Music in Mustpeade maja. (Interesting how words themselves have a musical dimension to them. Mmm.)
Arthur C. Clarke once said: "The limits of the possible can only be defined by going beyond them into the impossible." This is the heart of all exploration, I believe. And music offers a beautiful terrain to explore.
The journey began with Kannel Revisited by Anna-Liisa Eller (http://elia-artschools.org/festival/work/kannel-revisited). It was a performance based not on repertoire, but on sounds. Anna-Liisa spent half an hour showing the audience the beauty of what a kannel can do. Like a small child feverishly at play, only with years of experience, excellent instruments and technology, and superb aesthetic sense. I will never look at another kannel (or any instrument, for that matter) in quite the same way again.

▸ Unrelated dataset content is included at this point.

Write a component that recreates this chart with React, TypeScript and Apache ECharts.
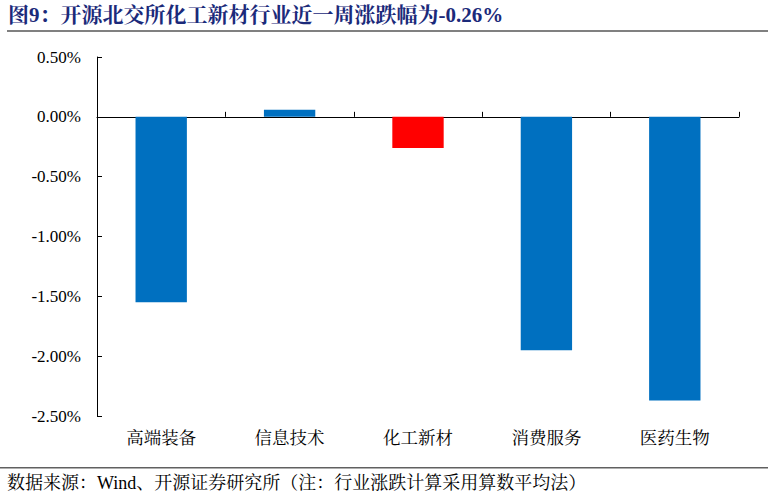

Next came Pram Tak Mir by Sander Saarmets (http://elia-artschools.org/festival/work/pram-tak-mir), which might be described as a piece written for a violin and a tram or an experimental audio-visual violin piece inspired by trams. In a word: trippy. I especially enjoyed the first part, where the score was visualized on a screen so the listener-viewers could see the music. It was like watching someone creating every intricate detail of the sound a tram makes. When God created sounds, he most probably used a similar method.
In Kanuti, I saw Hole by Wojtek Pustola (http://elia-artschools.org/festival/work/hole). It put me at a strange ease for some reason. The scenery and the feeling of flying as a golf ball gave me a weird sense of liberation. I wonder if this is how the golf ball felt when Wojtek and his father and grandfather talked to it about themselves and their relationships. I hope so. I mean why shouldn't golf balls be allowed to experience art?
Especially when it's all gathered in one place like right now during the NeuNow LIVE festival in Tallinn. Oh do experience some of it for yourself. You can thank me later.